I'd like to share a little toy project of mine, a really simple image codec that can do lossy to full lossless image compression with complete scalability at a byte level granularity - you can compress an image just once, even fully losslessly if needed, and then get any lossy version possible by simply stopping decompression at any offset in the compressed data.
This "encode onde, serve many" approach is especially interesting for providing downscaled low quality image previews (LQIP) in as tight a storage budget as possible, and then allowing seamless, transparent refinement as deemed necessary, without reencoding or needing to store multiple lower quality/resolution versions of the same image.
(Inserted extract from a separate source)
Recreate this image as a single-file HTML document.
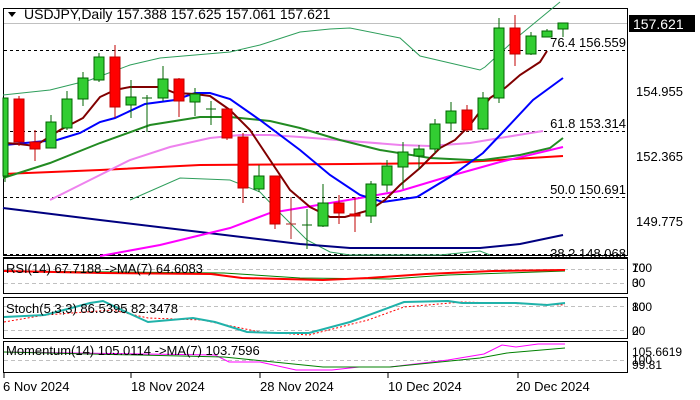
<!DOCTYPE html>
<html><head><meta charset="utf-8"><style>
html,body{margin:0;padding:0;background:#fff;width:700px;height:400px;overflow:hidden}
svg{display:block;font-family:"Liberation Sans","DejaVu Sans",sans-serif}
</style></head><body>
<svg width="700" height="400" viewBox="0 0 700 400" xmlns="http://www.w3.org/2000/svg">
<rect width="700" height="400" fill="#fff"/>
<rect x="3.5" y="8.5" width="624" height="247" fill="none" stroke="#000"/>
<line x1="3" y1="257.5" x2="628" y2="257.5" stroke="#000"/>
<g stroke="#000" stroke-dasharray="3,3" stroke-width="1">
<line x1="4" y1="50.5" x2="627" y2="50.5"/>
<line x1="4" y1="131.5" x2="627" y2="131.5"/>
<line x1="4" y1="197.5" x2="627" y2="197.5"/>
<line x1="4" y1="254.5" x2="627" y2="254.5"/>
</g>
<line x1="4" y1="23.5" x2="627" y2="23.5" stroke="#c0c0c0"/>
<g fill="none" stroke="#2e9e5b" stroke-width="1">
<polyline points="3,95 50,90 90,80 130,65 160,58 230,52 260,45 300,32 330,29 350,28 400,38 420,56 480,70 485,67 520,35 560,2"/>
<polyline points="130,200 180,178 230,180 260,192 277,210 307,240 330,252 350,255 440,255 470,252 480,251 490,255"/>
</g>
<g fill="none" stroke-width="2">
<polyline stroke="#000080" points="3,208 100,220 200,232 300,244 350,248 480,248 520,244 563,235"/>
<polyline stroke="#ff0000" points="3,174 100,170 200,165 350,164 450,163 563,156"/>
<polyline stroke="#ee82ee" points="50,200 100,175 130,160 170,147 210,138 240,135 270,135 300,137 350,141 400,145 430,146 470,143 500,138 543,131"/>
<polyline stroke="#ff00ff" points="100,256 160,245 230,228 270,213 300,208 330,203 360,198 400,191 450,176 500,162 563,147"/>
<polyline stroke="#228b22" points="3,178 50,163 100,143 150,125 200,117 230,117 270,121 300,128 340,140 380,150 430,158 470,160 483,160 520,155 550,148 563,138"/>
<polyline stroke="#0000ff" points="5,145 35,142 57,140 80,133 100,122 115,118 145,104 175,100 195,93 210,93 230,99 260,120 300,150 330,175 360,195 383,202 417,197 450,177 483,153 503,132 533,100 563,78"/>
<polyline stroke="#800000" points="5,143 19,144 35,146 60,130 83,118 100,97 115,90 130,87 160,87 175,93 195,94 210,96 230,110 250,130 270,160 290,190 310,207 330,217 345,217 370,210 385,200 400,185 420,168 440,148 455,140 470,125 490,98 505,88 520,75 540,62 547,51"/>
</g>
<g stroke-width="1">
<g stroke="#006400"><line x1="5" y1="98" x2="5" y2="182"/><rect x="3" y="98" width="5" height="78" fill="#32cd32"/></g>
<g stroke="#c00000"><line x1="19" y1="96" x2="19" y2="146"/><rect x="14" y="99" width="10" height="43" fill="#ff0000"/></g>
<g stroke="#c00000"><line x1="35" y1="130" x2="35" y2="161"/><rect x="30" y="142" width="10" height="7" fill="#ff0000"/></g>
<g stroke="#006400"><line x1="51" y1="115" x2="51" y2="148"/><rect x="46" y="122" width="10" height="26" fill="#32cd32"/></g>
<g stroke="#006400"><line x1="67" y1="91" x2="67" y2="130"/><rect x="62" y="99" width="10" height="29" fill="#32cd32"/></g>
<g stroke="#006400"><line x1="83" y1="72" x2="83" y2="106"/><rect x="78" y="78" width="10" height="21" fill="#32cd32"/></g>
<g stroke="#006400"><line x1="99" y1="53" x2="99" y2="82"/><rect x="94" y="57" width="10" height="23" fill="#32cd32"/></g>
<g stroke="#c00000"><line x1="115" y1="45" x2="115" y2="118"/><rect x="110" y="57" width="10" height="50" fill="#ff0000"/></g>
<g stroke="#006400"><line x1="131" y1="80" x2="131" y2="118"/><rect x="126" y="97" width="10" height="8" fill="#32cd32"/></g>
<g stroke="#006400"><line x1="147" y1="95" x2="147" y2="132"/><line x1="142" y1="98" x2="152" y2="98"/></g>
<g stroke="#006400"><line x1="163" y1="66" x2="163" y2="101"/><rect x="158" y="79" width="10" height="19" fill="#32cd32"/></g>
<g stroke="#c00000"><line x1="179" y1="78" x2="179" y2="117"/><rect x="174" y="79" width="10" height="22" fill="#ff0000"/></g>
<g stroke="#006400"><line x1="195" y1="88" x2="195" y2="116"/><rect x="190" y="94" width="10" height="8" fill="#32cd32"/></g>
<g stroke="#006400"><line x1="211" y1="101" x2="211" y2="125"/><line x1="206" y1="109" x2="216" y2="109"/></g>
<g stroke="#c00000"><line x1="227" y1="108" x2="227" y2="140"/><rect x="222" y="109" width="10" height="29" fill="#ff0000"/></g>
<g stroke="#c00000"><line x1="243" y1="133" x2="243" y2="203"/><rect x="238" y="137" width="10" height="51" fill="#ff0000"/></g>
<g stroke="#006400"><line x1="259" y1="165" x2="259" y2="192"/><rect x="254" y="176" width="10" height="13" fill="#32cd32"/></g>
<g stroke="#c00000"><line x1="275" y1="176" x2="275" y2="229"/><rect x="270" y="176" width="10" height="48" fill="#ff0000"/></g>
<g stroke="#b22222"><line x1="291" y1="197" x2="291" y2="239"/><line x1="286" y1="224" x2="296" y2="224"/></g>
<g stroke="#006400"><line x1="307" y1="209" x2="307" y2="249"/><line x1="302" y1="225" x2="312" y2="225"/></g>
<g stroke="#006400"><line x1="323" y1="184" x2="323" y2="227"/><rect x="318" y="203" width="10" height="23" fill="#32cd32"/></g>
<g stroke="#c00000"><line x1="339" y1="195" x2="339" y2="224"/><rect x="334" y="203" width="10" height="10" fill="#ff0000"/></g>
<g stroke="#c00000"><line x1="355" y1="197" x2="355" y2="232"/><rect x="350" y="214" width="10" height="2" fill="#ff0000"/></g>
<g stroke="#006400"><line x1="371" y1="181" x2="371" y2="223"/><rect x="366" y="184" width="10" height="32" fill="#32cd32"/></g>
<g stroke="#006400"><line x1="387" y1="160" x2="387" y2="192"/><rect x="382" y="166" width="10" height="19" fill="#32cd32"/></g>
<g stroke="#006400"><line x1="403" y1="142" x2="403" y2="189"/><rect x="398" y="152" width="10" height="15" fill="#32cd32"/></g>
<g stroke="#006400"><line x1="419" y1="145" x2="419" y2="170"/><rect x="414" y="149" width="10" height="7" fill="#32cd32"/></g>
<g stroke="#006400"><line x1="435" y1="119" x2="435" y2="153"/><rect x="430" y="124" width="10" height="25" fill="#32cd32"/></g>
<g stroke="#006400"><line x1="451" y1="102" x2="451" y2="132"/><rect x="446" y="111" width="10" height="12" fill="#32cd32"/></g>
<g stroke="#c00000"><line x1="467" y1="105" x2="467" y2="132"/><rect x="462" y="110" width="10" height="20" fill="#ff0000"/></g>
<g stroke="#006400"><line x1="483" y1="92" x2="483" y2="130"/><rect x="478" y="98" width="10" height="31" fill="#32cd32"/></g>
<g stroke="#006400"><line x1="499" y1="18" x2="499" y2="103"/><rect x="494" y="28" width="10" height="70" fill="#32cd32"/></g>
<g stroke="#c00000"><line x1="515" y1="15" x2="515" y2="66"/><rect x="510" y="28" width="10" height="26" fill="#ff0000"/></g>
<g stroke="#006400"><line x1="531" y1="32" x2="531" y2="55"/><rect x="526" y="36" width="10" height="18" fill="#32cd32"/></g>
<g stroke="#006400"><line x1="547" y1="29" x2="547" y2="37"/><rect x="542" y="31" width="10" height="6" fill="#32cd32"/></g>
<g stroke="#006400"><line x1="563" y1="23" x2="563" y2="37"/><rect x="558" y="23" width="10" height="6" fill="#32cd32"/></g>
</g>
<g font-size="13" fill="#000" text-anchor="end">
<text x="626" y="47">76.4 156.559</text>
<text x="626" y="128">61.8 153.314</text>
<text x="626" y="194">50.0 150.691</text>
<text x="626" y="258">38.2 148.068</text>
</g>
<g font-size="13" fill="#000">
<path d="M8,12 L16,12 L12,17 Z" fill="#000"/>
<text x="24" y="19" font-size="14">USDJPY,Daily  157.388 157.625 157.061 157.621</text>
<text x="636" y="96">154.955</text>
<text x="636" y="161">152.365</text>
<text x="636" y="226">149.775</text>
</g>
<rect x="629" y="15" width="66" height="17" fill="#000"/>
<text x="633" y="29" font-size="14" fill="#fff">157.621</text>
<rect x="3.5" y="258.5" width="624" height="35" fill="#fff" stroke="#000"/>
<g stroke="#c0c0c0" stroke-dasharray="4,3"><line x1="4" y1="269.5" x2="627" y2="269.5"/><line x1="4" y1="283.5" x2="627" y2="283.5"/></g>
<polyline fill="none" stroke="#008000" stroke-width="1" points="4,271 224,273 300,278 390,279 448,275 565,271"/>
<polyline fill="none" stroke="#ff0000" stroke-width="2" points="4,271 103,273 211,274 242,278 323,280 368,278 426,274 493,271 565,270"/>
<text x="6" y="273" font-size="13">RSI(14) 67.7188 -&gt;MA(7) 64.6083</text>
<rect x="3.5" y="297.5" width="624" height="41" fill="#fff" stroke="#000"/>
<g stroke="#c0c0c0" stroke-dasharray="4,3"><line x1="4" y1="306.5" x2="627" y2="306.5"/><line x1="4" y1="330.5" x2="627" y2="330.5"/></g>
<polyline fill="none" stroke="#ff0000" stroke-dasharray="2,2" points="4,322 45,315 112,310 148,318 202,320 260,332 309,335 368,320 404,307 462,302 565,305"/>
<polyline fill="none" stroke="#20b2aa" stroke-width="2" points="4,317 45,315 90,303 103,301 126,312 148,322 193,318 215,322 247,332 278,333 309,333 350,322 404,302 448,301 462,303 516,303 547,305 565,303"/>
<text x="6" y="313" font-size="13">Stoch(5,3,3) 86.5395 82.3478</text>
<rect x="3.5" y="341.5" width="624" height="31" fill="#fff" stroke="#000"/>
<line x1="4" y1="360.5" x2="627" y2="360.5" stroke="#c0c0c0" stroke-dasharray="4,3"/>
<polyline fill="none" stroke="#ff00ff" points="4,352 215,355 229,362 260,362 296,370 332,370 359,367 390,367 448,360 484,354 502,345 516,347 538,344 565,344"/>
<polyline fill="none" stroke="#008000" points="4,352 224,357 323,367 390,367 480,358 507,353 565,348"/>
<text x="6" y="355" font-size="13">Momentum(14) 105.0114 -&gt;MA(7) 103.7596</text>
<g font-size="12" fill="#000">
<text x="632" y="272">100</text><text x="632" y="272">70</text>
<text x="632" y="287">30</text><text x="632" y="287">0</text>
<text x="632" y="311">100</text><text x="632" y="311">80</text>
<text x="632" y="335">20</text><text x="632" y="335">0</text>
<text x="632" y="356">105.6619</text>
<text x="632" y="364">100</text>
<text x="632" y="369">99.81</text>
</g>
<g stroke="#000"><line x1="4" y1="373" x2="4" y2="378"/><line x1="131" y1="373" x2="131" y2="378"/><line x1="260" y1="373" x2="260" y2="378"/><line x1="388" y1="373" x2="388" y2="378"/><line x1="518" y1="373" x2="518" y2="378"/></g>
<g font-size="13" fill="#000">
<text x="3" y="391">6 Nov 2024</text>
<text x="131" y="391">18 Nov 2024</text>
<text x="260" y="391">28 Nov 2024</text>
<text x="388" y="391">10 Dec 2024</text>
<text x="516" y="391">20 Dec 2024</text>
</g>
</svg>
</body></html>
To better serve that purpose, the codec is tuned to provide as much detail as it can as soon as possible in the bitstream, so that downscaling will still produce sharp, good looking previews.
Features:
- Support for 8bbp grayscale images, and 3 internal colorspaces (YCoCg-R, Oklab, logl1) for color images
- 5/3 integer reversible DWT, 4 possible scan orders based on different space-filling curves (raster, snake, Morton/Z-order and Hilbert)
- No entropy coding, just bitplane significance coding using the Wavelet Difference Reduction (WDR) method, followed by progressive refinement
Some sample images, comparison to JPEG-XL and previous discussion can be found at https://encode.su/threads/4183-SQZ-Low-complexity-scalable-l...
Any feedback, suggestions or questions would be most welcome, thanks.